DATIL (DATatypes with Imprecision Learner) is a software that automatically learns fuzzy datatypes for fuzzy ontologies from different types of inputs. Datil implements several unsupervised clustering algorithms: k-means, fuzzy c-means, and mean-shift.
For each data property in an ontology with a numerical range (or with assertions involving numerical values), Datil collects an array of real numbers corresponding to the values of the property for different individuals. A clustering algorithm provides a set of centroids from these array of values. These centroids are used as the parameters to build fuzzy membership functions partitioning the domain (Left figure). Graphic User Interface is shown in the right figure.
Some fuzzy membership functions built from the centroids
User interface of Datil
Input formats: .owl, .fdl, and .csv.
Output format: .owl, and .fdl.
Datil permits configuration options:
– The input and output formats.
– The input file. The output file is not a parameter; Datil uses the same filename (with a different filename extension if there is a format change).

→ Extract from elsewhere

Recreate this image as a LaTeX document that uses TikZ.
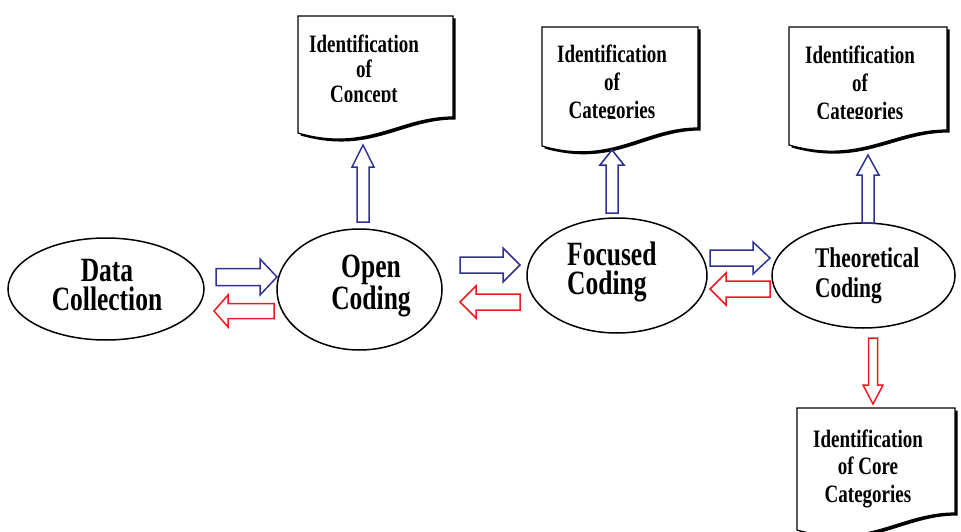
\documentclass[tikz,border=0pt]{standalone}
\usepackage{fontspec}
\setmainfont{Liberation Serif}
\newfontfamily\ovalfont{Liberation Serif}[FakeStretch=0.75]
\newfontfamily\docfont{Liberation Serif}[FakeStretch=0.76]
\usepackage{tikz}
\usetikzlibrary{shapes.geometric}

\definecolor{arrowblue}{RGB}{46,49,146}
\definecolor{arrowred}{RGB}{237,28,36}

\begin{document}
\begin{tikzpicture}[x=1pt, y=-1pt,
    stage/.style={draw, ellipse, line width=1.5pt, inner sep=0pt},
    ovaltext/.style={inner sep=0pt, font=\ovalfont\bfseries\fontsize{34}{29}\selectfont},
    doctext/.style={inner sep=0pt, align=center, font=\docfont\bfseries\fontsize{25}{28}\selectfont},
    bluearrow/.style={arrowblue, line width=1.5pt},
    redarrow/.style={arrowred, line width=1.5pt},
    pics/blockarrow/.style n args={4}{code={
        \draw (0,-#3) -- ({#1-#2},-#3) -- ({#1-#2},-#4) -- (#1,0) -- ({#1-#2},#4) -- ({#1-#2},#3) -- (0,#3) -- cycle;
    }},
    pics/docshape/.style n args={3}{code={
        \fill[shift={(2.5,2.5)}] (0,0) -- (#1,0) -- (#1,#2) .. controls ({0.65*#1},#2) and ({0.45*#1},{#3+20}) .. (0,#3) -- cycle;
        \filldraw[fill=white, line width=1.2pt] (0,0) -- (#1,0) -- (#1,#2) .. controls ({0.65*#1},#2) and ({0.45*#1},{#3+20}) .. (0,#3) -- cycle;
    }}]
\useasboundingbox (0,0) rectangle (961,532);

% the four coding stages
\node[stage, minimum width=196pt, minimum height=102pt] (dc) at (106,289) {};
\node[ovaltext, align=center] (dc-t) at (107,285) {Data\\Collection};
\node[stage, minimum width=165pt, minimum height=121pt] (oc) at (359.5,289.5) {};
\node[ovaltext, align=center] (oc-t) at (371,286) {Open\\Coding};
\node[stage, minimum width=180pt, minimum height=115pt] (fc) at (617,275.5) {};
\node[ovaltext, align=left, anchor=west] (fc-t) at (567,272) {Focused\\Coding};
\node[stage, minimum width=183pt, minimum height=105pt] (tc) at (863.5,275.5) {};
\node[ovaltext, align=left, anchor=west, font=\ovalfont\bfseries\fontsize{28.5}{30}\selectfont] (tc-t) at (815,276) {Theoretical\\Coding};

% documents
\pic at (298,16) {docshape={155}{101}{117}};
\pic at (542,27) {docshape={156}{101}{119}};
\pic at (789,27) {docshape={158}{103}{118}};
\pic at (797,408) {docshape={158}{105}{122}};

\begin{scope}
    \clip (290,0) rectangle (460,102);
    \node[doctext, font=\docfont\bfseries\fontsize{25}{25}\selectfont] (oc-doc) at (364,71.5) {Identification\\of\\Concept};
\end{scope}
\begin{scope}
    \clip (530,0) rectangle (950,118.5);
    \node[doctext] (fc-doc) at (612,84.5) {Identification\\of\\Categories};
    \node[doctext] (tc-doc) at (860,85) {Identification\\of\\Categories};
\end{scope}
\node[doctext, font=\docfont\bfseries\fontsize{25}{27.5}\selectfont] (core-doc) at (868,468.6) {Identification\\of Core\\Categories};

% arrows between the stages
\pic[bluearrow] at (216,277) {blockarrow={61}{17}{8.5}{18}};
\pic[redarrow, rotate=180] at (274,311) {blockarrow={60}{14}{7.5}{16}};
\pic[bluearrow] at (460,265) {blockarrow={60}{17}{8}{17}};
\pic[redarrow, rotate=180] at (520,302) {blockarrow={60}{16}{8}{16}};
\pic[bluearrow] at (710,258) {blockarrow={60}{17}{8}{16}};
\pic[redarrow, rotate=180] at (770,289) {blockarrow={60}{16}{8}{16}};

% arrows to the documents
\pic[bluearrow, rotate=90] at (363,222) {blockarrow={77}{22}{6}{11}};
\pic[bluearrow, rotate=90] at (612,213) {blockarrow={63}{15}{6}{12}};
\pic[bluearrow, rotate=90] at (868,223) {blockarrow={68}{20}{6}{11}};
\pic[redarrow, rotate=-90] at (873,338) {blockarrow={66}{19}{4.5}{10}};
\end{tikzpicture}
\end{document}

– The selected clustering algorithm.
– The number of clusters (only for k-means and fuzzy c-means) for all the properties, or a different number for each property.
– The properties for which to learn the fuzzy datatypes.
– Use of zeros (only for .csv files): zero values can be either taken into account or skipped (in practice, they are often used just to represent empty data).
– Use of segments (only for .csv input files), i.e., the first column can have a special meaning classifying each row as belonging to a different category.
– The range of values [Min, Max] for each data property. In general, Datil uses some strategies to obtain automatically the fuzzy datatype range [k1, k2] for each data property of the input file, but this automatic values can be customized by the user; for example, if there are outliers, or to reduce/amplify the range that will be considered to compute the fuzzy datatypes.
It is also possible to use a configuration file to select a subset of the data properties and/or select a different number of clusters for each of them if the clustering algorithm is not mean-shift. Right figure shows how Datil supports the creation of the file by making its syntax transparent to the user. Thanks to the configuration file the user does not need to repeat the selection in future executions. If the system does not find a configutation file, it runs with the default values.
GUI to create a configuration file in Datil
Datil app is developed on Android platform, some screenshot are visible in the Figure a) and b).